My main goal here is to make spherical or parabolic shapes. This is very difficult to do using kerf bending because of fundamental mathematical principles ruling flat and curved geometries, but I've had some descent success so far. I've written some basic code in C to generate .svg files, and cut out some successful prototypes on the 60W(?) Trotec laser cutter at Xerocraft.
Last night I had my first success in forming an UHMW sphere section. I made a 10" diameter circle from 1/8" (3mm) stock. The center is roughly 1-1.5" proud of the edge.

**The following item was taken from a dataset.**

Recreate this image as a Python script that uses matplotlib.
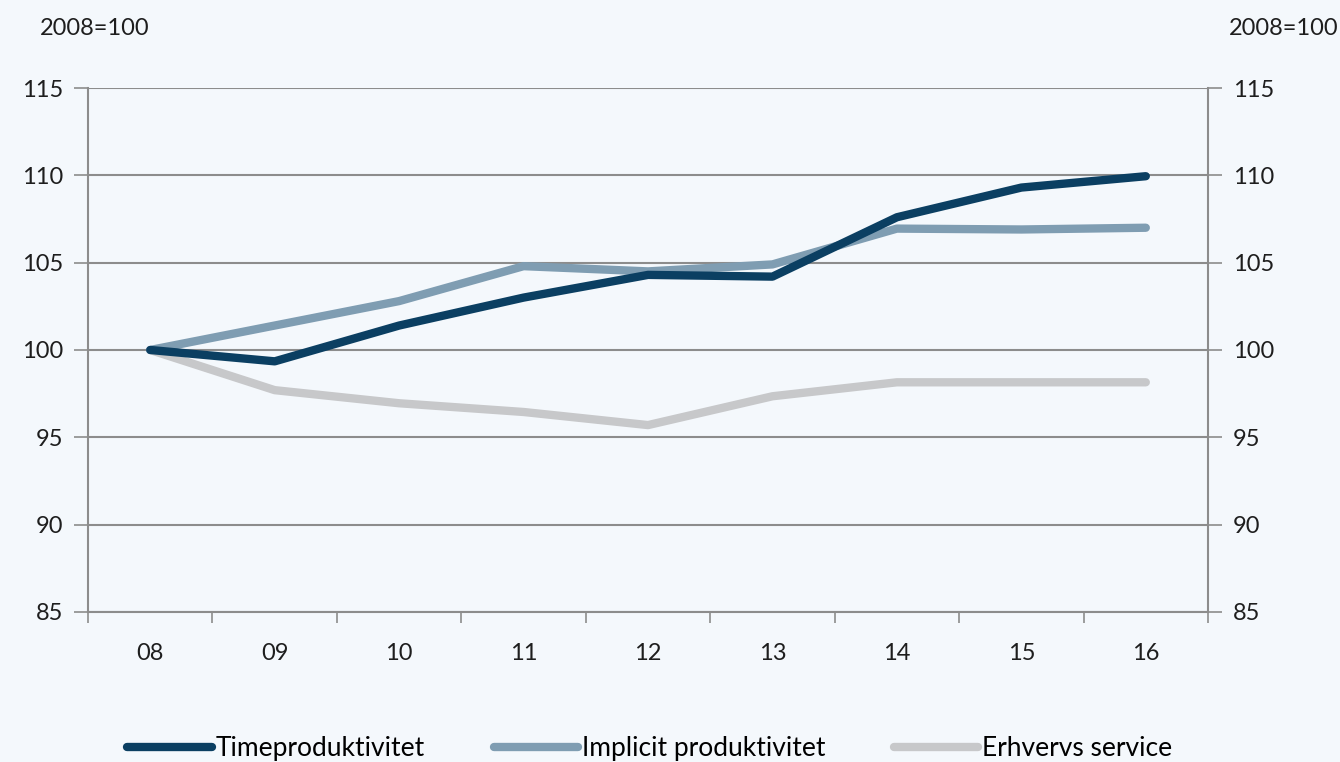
import matplotlib.pyplot as plt
import numpy as np

plt.rcParams['font.family'] = ['Lato', 'DejaVu Sans']

years = ['08', '09', '10', '11', '12', '13', '14', '15', '16']
timeprod = [100.0, 99.35, 101.4, 103.0, 104.3, 104.2, 107.6, 109.3, 109.95]
implicit = [100.0, 101.4, 102.8, 104.8, 104.5, 104.9, 106.95, 106.9, 107.0]
erhverv = [100.0, 97.7, 96.95, 96.45, 95.7, 97.35, 98.15, 98.15, 98.15]

bg = '#f4f8fc'
grid_c = '#8c8c8c'
txt_c = '#1e1e1e'

fig = plt.figure(figsize=(13.4, 7.62), dpi=100, facecolor=bg)
ax = fig.add_axes([0.0657, 0.1969, 0.8358, 0.6876], facecolor=bg)

x = np.arange(len(years))
ax.plot(x, erhverv, color='#c7c8ca', lw=6, solid_capstyle='round', label='Erhvervs service', zorder=3)
ax.plot(x, implicit, color='#7f9db2', lw=6, solid_capstyle='round', label='Implicit produktivitet', zorder=4)
ax.plot(x, timeprod, color='#0b3f62', lw=6, solid_capstyle='round', label='Timeproduktivitet', zorder=5)

ax.set_xlim(-0.5, len(years) - 0.5)
ax.set_ylim(85, 115)
ax.set_yticks(range(85, 116, 5))
ax.yaxis.grid(True, color=grid_c, lw=1.5)
ax.set_axisbelow(True)

ax.set_xticks(x)
ax.set_xticklabels(years)
ax.set_xticks(np.arange(-0.5, len(years)), minor=True)
ax.tick_params(axis='x', which='major', length=0, pad=22, labelsize=17, colors=txt_c)
ax.tick_params(axis='x', which='minor', length=8, width=1.2, color=grid_c, direction='out')
ax.tick_params(axis='y', length=10, width=1.2, color=grid_c, labelsize=17, colors=txt_c,
               left=True, right=True, labelleft=True, labelright=True, pad=8)
for s in ax.spines.values():
    s.set_color(grid_c)
    s.set_linewidth(1.5)
ax.spines['top'].set_visible(False)

fig.text(0.03, 0.962, '2008=100', fontsize=17, color=txt_c, va='center')
fig.text(0.999, 0.962, '2008=100', fontsize=17, color=txt_c, va='center', ha='right')

h, l = ax.get_legend_handles_labels()
order = [2, 1, 0]
fig.legend([h[i] for i in order], [l[i] for i in order], loc='center', ncol=3,
           bbox_to_anchor=(0.485, 0.018), frameon=False, fontsize=19,
           handlelength=3.2, handletextpad=0.15, columnspacing=2.6)

fig.savefig('out.png', dpi=100, facecolor=bg)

My main difficulty was simply with getting good cuts in UHMW- it tends to melt, and the high density of cuts in my part leads to significant thermal warping. My successful solution was to screw the sheet into a peice of thick plywood for support (four screws around the edges, plus one in the middle). I also ran the laser cutter extremely slowly (over 5x slower than our settings for similarly-sized acrylic or wood); this basically melts the PE and blows it away with the air-assist. The kerf is relatively wide, and the surfaces (covered with masking tape) require some scraping to clean off, but the end result is surprisingly good.
Download the stupid simple code from my server here. It's written in C. It ought to compile and run without issue on any flavor of linux with basic C libraries and gcc.
At the moment, critical parameters (such as circle diameter and slot length) may be configured by changing the #define statements at the beginning of the code. Ugly, but effective.
The cut out shape is quite flexible on its own. But to maintain a bent shape, ideally you'd soften the piece (both thermoplastics and MDF soften well with hot water) and press it in a "die" until it cools/dries/hardens. The form I have in the pictures was made using a very simple CAD solid part imported into 123Make, which generates the files to cut out all the pieces.